PRESIDENT OBAMA: Well, let me -- let me take that question in a couple -- couple of phases. First of all, it’s not true that we have not asked sacrifice from people who are getting taxpayer money. We have imposed some very stiff conditions. The only problem that we’ve had so far are contracts that were put in place before we took over.

But moving forward, anybody -- any bank, for example, that is receiving capital from the taxpayers is going to have to have some very strict conditions in terms of how it pays out its executives, how it pays out dividend, how it’s reporting its lending practices. So we want to make sure that there’s some stiff conditions in place.

With respect to the American people, I think folks are sacrificing left and right. They -- you’ve got a lot of parents who are cutting back on everything to make sure that their kids can still go to college. You’ve got workers who are deciding to cut an entire day and entire day’s worth of pay so that their fellow co-workers aren’t laid off. I think that across the board people are making adjustments, large and small, to accommodate the fact that we’re in very difficult times right now.
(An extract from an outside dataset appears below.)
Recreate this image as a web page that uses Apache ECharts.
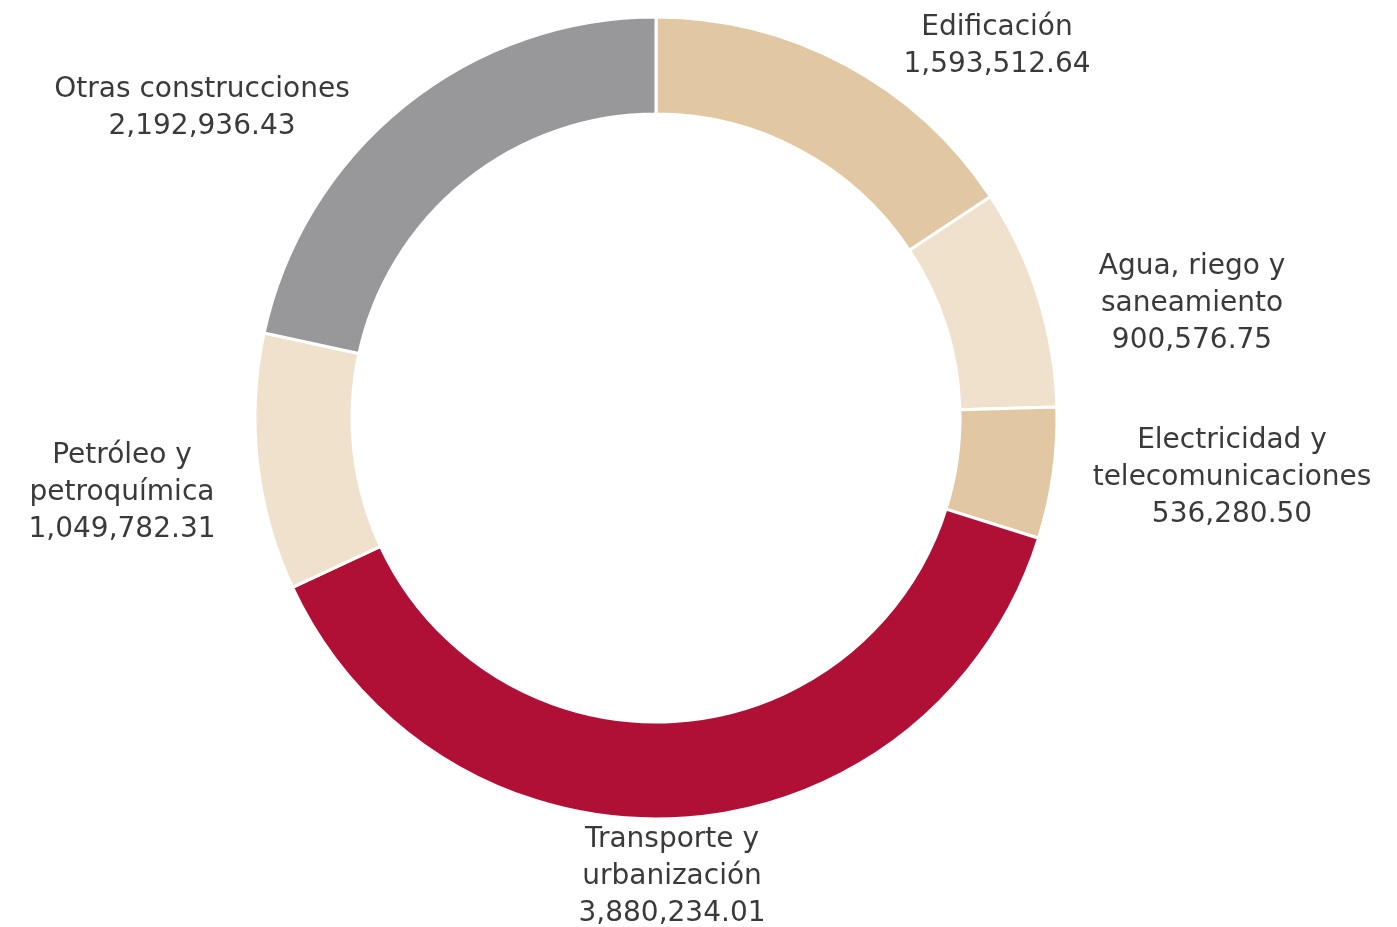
<!DOCTYPE html>
<html>
<head>
<meta charset="utf-8" />
<title>Inversión por tipo de obra</title>
<script src="https://cdn.jsdelivr.net/npm/echarts@6/dist/echarts.min.js"></script>
<style>
  html, body { margin: 0; padding: 0; background: #fff; }
  #main { width: 1397px; height: 927px; }
</style>
</head>
<body>
<div id="main"></div>
<script type="text/javascript">
// categorias y valores (en el orden de las agujas del reloj desde arriba)
var categorias = ['Edificación', 'Agua, riego y\nsaneamiento', 'Electricidad y\ntelecomunicaciones',
                  'Transporte y\nurbanización', 'Petróleo y\npetroquímica', 'Otras construcciones'];
var valores = [1593512.64, 900576.75, 536280.50, 3880234.01, 1049782.31, 2192936.43];
var colores = ['#e2c8a2', '#f0e1cd', '#e2c8a2', '#b01036', '#f0e1cd', '#98989a'];

// donde va cada etiqueta (centro del bloque de texto)
var posEtiquetas = [[997, 46], [1192, 304], [1232, 478], [672, 877], [122, 493], [202, 108]];

var myChart = echarts.init(document.getElementById('main'));

function fmt(v) {
    return v.toLocaleString('en-US', { minimumFractionDigits: 2, maximumFractionDigits: 2 });
}

var datos = [];
for (var i = 0; i < categorias.length; i++) {
    datos.push({ name: categorias[i], value: valores[i], itemStyle: { color: colores[i] } });
}

option = {
    backgroundColor: '#fff',
    animation: false,
    series: [
        {
            type: 'pie',
            center: [656, 418],
            radius: [304, 401],
            startAngle: 90,
            clockwise: true,
            data: datos,
            itemStyle: {
                borderColor: '#fff',
                borderWidth: 3
            },
            label: {
                show: true,
                position: 'outside',
                formatter: function (p) {
                    return p.name + '\n' + fmt(p.value);
                },
                fontFamily: 'DejaVu Sans',
                fontSize: 28,
                lineHeight: 37,
                color: '#3a3a3a',
                align: 'center'
            },
            labelLine: { show: false },
            labelLayout: function (params) {
                var p = posEtiquetas[params.dataIndex];
                return {
                    x: p[0],
                    y: p[1],
                    align: 'center',
                    verticalAlign: 'middle'
                };
            }
        }
    ]
};
myChart.setOption(option);
</script>
</body>
</html>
What I’ve said here in Washington is that we’ve got to make some tough choices. We got to make some tough budgetary choices. What we can’t do, though, is sacrifice long-term growth investments that are critical to the future. And that’s why my budget focuses on health care, energy, education -- the kinds of things that can build a foundation for long-term economic growth as opposed to the fleeting prosperity that we’ve seen over the last several years. I mean, when you have an economy in which the majority of growth is coming from the financial sector -- when AIG selling a derivative is counted as an increase in the gross domestic -- domestic product, then that’s not a model for sustainable economic growth.

And what we have to do is invest in those things that will allow the American people’s capacity for ingenuity and innovation, their ability to take risks but make sure that those risks are grounded in good products and good services that they believe they can market to the rest of the country, that those models of economic growth are what we’re promoting, and that’s what I think our budget does.
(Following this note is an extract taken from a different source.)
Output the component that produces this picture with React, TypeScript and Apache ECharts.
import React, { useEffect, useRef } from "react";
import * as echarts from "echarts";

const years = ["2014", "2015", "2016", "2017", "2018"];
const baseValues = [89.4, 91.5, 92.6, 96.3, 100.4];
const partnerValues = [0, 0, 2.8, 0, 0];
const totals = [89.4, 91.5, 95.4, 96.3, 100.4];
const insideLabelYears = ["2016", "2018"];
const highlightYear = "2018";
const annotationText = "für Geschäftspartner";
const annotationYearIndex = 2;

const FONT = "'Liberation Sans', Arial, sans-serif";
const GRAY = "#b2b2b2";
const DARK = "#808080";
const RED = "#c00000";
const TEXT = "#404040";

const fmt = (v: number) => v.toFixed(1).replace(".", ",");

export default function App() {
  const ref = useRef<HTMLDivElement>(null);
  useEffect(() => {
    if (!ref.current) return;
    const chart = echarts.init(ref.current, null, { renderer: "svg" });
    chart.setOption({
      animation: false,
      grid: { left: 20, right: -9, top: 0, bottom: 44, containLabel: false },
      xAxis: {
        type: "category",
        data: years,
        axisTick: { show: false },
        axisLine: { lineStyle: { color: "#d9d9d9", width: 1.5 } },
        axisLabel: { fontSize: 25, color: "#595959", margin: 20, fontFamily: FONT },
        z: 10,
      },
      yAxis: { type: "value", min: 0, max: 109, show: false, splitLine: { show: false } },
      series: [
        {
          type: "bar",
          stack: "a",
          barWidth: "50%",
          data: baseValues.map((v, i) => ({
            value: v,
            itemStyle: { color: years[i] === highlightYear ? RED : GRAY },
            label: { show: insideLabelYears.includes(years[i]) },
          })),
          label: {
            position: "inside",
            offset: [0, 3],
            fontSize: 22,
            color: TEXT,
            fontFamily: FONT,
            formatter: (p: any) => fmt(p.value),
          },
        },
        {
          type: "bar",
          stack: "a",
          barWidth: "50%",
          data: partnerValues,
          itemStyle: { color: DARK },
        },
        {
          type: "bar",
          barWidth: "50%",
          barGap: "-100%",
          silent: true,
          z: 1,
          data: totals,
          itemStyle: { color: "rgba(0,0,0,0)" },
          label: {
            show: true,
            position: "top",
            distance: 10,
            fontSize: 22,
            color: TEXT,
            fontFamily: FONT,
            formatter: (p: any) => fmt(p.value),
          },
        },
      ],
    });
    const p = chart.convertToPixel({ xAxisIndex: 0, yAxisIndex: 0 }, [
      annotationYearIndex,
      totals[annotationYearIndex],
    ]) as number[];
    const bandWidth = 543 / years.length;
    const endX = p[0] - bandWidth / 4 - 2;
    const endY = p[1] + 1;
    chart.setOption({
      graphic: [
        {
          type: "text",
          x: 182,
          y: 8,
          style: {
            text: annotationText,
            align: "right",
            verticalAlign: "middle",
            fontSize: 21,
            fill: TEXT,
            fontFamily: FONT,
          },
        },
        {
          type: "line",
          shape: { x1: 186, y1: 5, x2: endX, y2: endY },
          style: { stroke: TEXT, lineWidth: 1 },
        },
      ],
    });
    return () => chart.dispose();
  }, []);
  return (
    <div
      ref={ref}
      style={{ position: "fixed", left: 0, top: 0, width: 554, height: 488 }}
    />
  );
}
Poll: 61% Approve of President Obama's Handling of the Economy

The Republicans must be in a panic. The economy is not tanking and the public still supports the President.
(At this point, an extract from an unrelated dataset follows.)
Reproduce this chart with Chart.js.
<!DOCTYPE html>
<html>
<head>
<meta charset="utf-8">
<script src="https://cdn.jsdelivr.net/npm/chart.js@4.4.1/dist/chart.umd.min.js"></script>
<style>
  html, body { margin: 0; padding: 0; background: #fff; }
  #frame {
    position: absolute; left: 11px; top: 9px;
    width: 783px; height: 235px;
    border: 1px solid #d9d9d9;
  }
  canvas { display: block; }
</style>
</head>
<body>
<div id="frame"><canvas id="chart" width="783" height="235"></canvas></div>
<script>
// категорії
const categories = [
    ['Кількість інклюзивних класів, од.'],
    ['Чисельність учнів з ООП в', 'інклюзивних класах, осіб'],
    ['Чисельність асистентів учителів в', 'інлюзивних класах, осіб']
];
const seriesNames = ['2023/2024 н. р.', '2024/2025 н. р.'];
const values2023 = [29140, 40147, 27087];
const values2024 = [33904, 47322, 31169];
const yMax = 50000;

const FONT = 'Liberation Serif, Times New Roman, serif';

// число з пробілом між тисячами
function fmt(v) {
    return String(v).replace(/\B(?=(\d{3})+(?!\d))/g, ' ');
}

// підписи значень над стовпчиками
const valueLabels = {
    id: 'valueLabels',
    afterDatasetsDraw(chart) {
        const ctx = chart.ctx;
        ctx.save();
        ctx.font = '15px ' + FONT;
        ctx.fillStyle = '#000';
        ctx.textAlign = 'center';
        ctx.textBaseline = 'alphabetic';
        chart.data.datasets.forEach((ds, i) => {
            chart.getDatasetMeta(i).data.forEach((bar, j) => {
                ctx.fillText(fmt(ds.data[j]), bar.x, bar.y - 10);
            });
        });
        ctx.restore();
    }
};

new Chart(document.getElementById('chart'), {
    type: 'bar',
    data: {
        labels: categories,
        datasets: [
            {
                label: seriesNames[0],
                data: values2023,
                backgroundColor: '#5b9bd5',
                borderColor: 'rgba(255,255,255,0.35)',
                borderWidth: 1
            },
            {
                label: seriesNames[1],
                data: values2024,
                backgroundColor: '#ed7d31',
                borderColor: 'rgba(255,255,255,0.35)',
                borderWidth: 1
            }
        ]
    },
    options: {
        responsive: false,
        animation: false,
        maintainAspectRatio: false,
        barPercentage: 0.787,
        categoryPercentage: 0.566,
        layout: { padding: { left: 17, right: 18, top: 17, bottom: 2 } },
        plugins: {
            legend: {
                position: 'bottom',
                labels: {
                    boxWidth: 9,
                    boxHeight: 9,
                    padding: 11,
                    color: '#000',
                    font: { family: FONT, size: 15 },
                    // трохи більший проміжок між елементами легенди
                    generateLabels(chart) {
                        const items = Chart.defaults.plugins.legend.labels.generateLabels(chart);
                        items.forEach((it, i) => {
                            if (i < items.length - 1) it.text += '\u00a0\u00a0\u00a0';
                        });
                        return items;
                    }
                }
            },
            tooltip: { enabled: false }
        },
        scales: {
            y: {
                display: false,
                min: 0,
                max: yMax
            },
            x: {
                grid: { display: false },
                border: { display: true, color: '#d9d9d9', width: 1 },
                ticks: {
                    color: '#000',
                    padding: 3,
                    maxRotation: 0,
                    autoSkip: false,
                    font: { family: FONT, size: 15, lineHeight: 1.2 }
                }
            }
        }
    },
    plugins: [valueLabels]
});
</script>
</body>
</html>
For the first time since he became president, a significant number of Americans are expressing disapproval of Barack Obama’s actions in a specific area: His handling of the AIG bonus situation.

Despite the middling reviews for his handling of the bonuses, however, the president continues to get high marks overall for his job performance and his handling of the economy.

Forty-two percent of those surveyed disapprove of the president’s handling of the AIG bonuses, while roughly the same percentage - 41 percent - approve. Another 17 percent don’t know or aren’t sure.

Yet President Obama’s overall job performance rating appears unaffected by the AIG fallout. Sixty-four percent approve of the president’s performance, roughly the same as last week.

And ratings for the president’s handling of the overall economy are actually up slightly: Sixty-one percent now approve, up from 56 percent last week.

The poll numbers can be explained in part by the fact that most Americans do not think there was much the Obama administration could have done about the bonuses. Only 12 percent think the administration had a lot of control over the payouts, while more than half say the administration had little or no control.
The public is right. President Obama could have done a better job dealing with the AIG mess:
Even so, 56 percent of Americans say the administration ought to have found some way to stop the bonuses from being paid out. Thirty-four percent said it should not have.

And we don't think that Geithner is the problem:
While Treasury Secretary Timothy Geithner has been much-criticized in Washington for his handling of the bonus situation, that criticism is not shared by most Americans. About half express confidence in Geithner’s overall ability to deal with the nation’s economic crisis, though only 13 percent have a lot of confidence in him right now.

The President not spending enough time on the economy? It is the Congress that needs to spend more time on the crisis. And the media should stop hyping the AIG mess:
Nearly half of Americans say President Obama is spending the right amount of time dealing with the bonuses, and the rest are split on whether he is paying too much attention (24 percent) or too little attention (21 percent) to the issue.

Meanwhile, a majority of Americans - 53 percent - think Congress is spending too little time trying to solve the nation’s broader economic problems. And 40 percent believe the media is too focused on AIG and that they should be spending more time focused on other issues.

More bad news for the Republicans:
U.S. home prices rose 1.7% in January compared with December, the Federal Housing Finance Agency reported Tuesday. It was the first monthly increase in a year.

Home prices are down 6.3% in the past year and are down 9.6% from the peak in April 2006, the agency said. In December, the year-over-year decline was 8.8%.

Falling home values have helped to plunge the global financial system into chaos because of mortgage-backed securities. Homeowners have lost trillions of dollars of wealth.
The "unexpected rise" in January was partially due to stronger sales in some markets, FHFA said. The FHFA index attempts to control for such changes in sales patterns, but the adjustment is not perfect, the agency said. The agency warned that its estimate was uncertain and subject to large revisions.
December's index, originally reported as a 0.1% increase, was revised down to a 0.2% decline.
"While this is certainly good news, in our view it is too soon to call a turnaround in the cycle," wrote Charmaine Buskas, a senior economist for TD Securities. "We will have to see several consecutive months of improved prices before a true turnaround can be called, and a significant inventory overhang remains."
Prices rose or were flat in eight of nine regions in January; only the Pacific states registered a decline, down 0.9%. Prices rose 3.9% in the East North Central region, which includes most of the Great Lakes states. Prices rose 3.6% in the South Atlantic region (from Delaware to Florida).

In the past year, prices are down in all nine regions, led by the Pacific with a 21.1% decline. The smallest price decline has been the 0.4% drop in the West South Central (which includes Texas, Oklahoma, Arkansas and Louisiana).

Rush must be dejected:
Sales of existing homes jumped 15.6 percent in the Northeast last month, according to a new report from the National Association of Realtors.

On a national level, existing home sales were up 5.1 percent in February, the report found.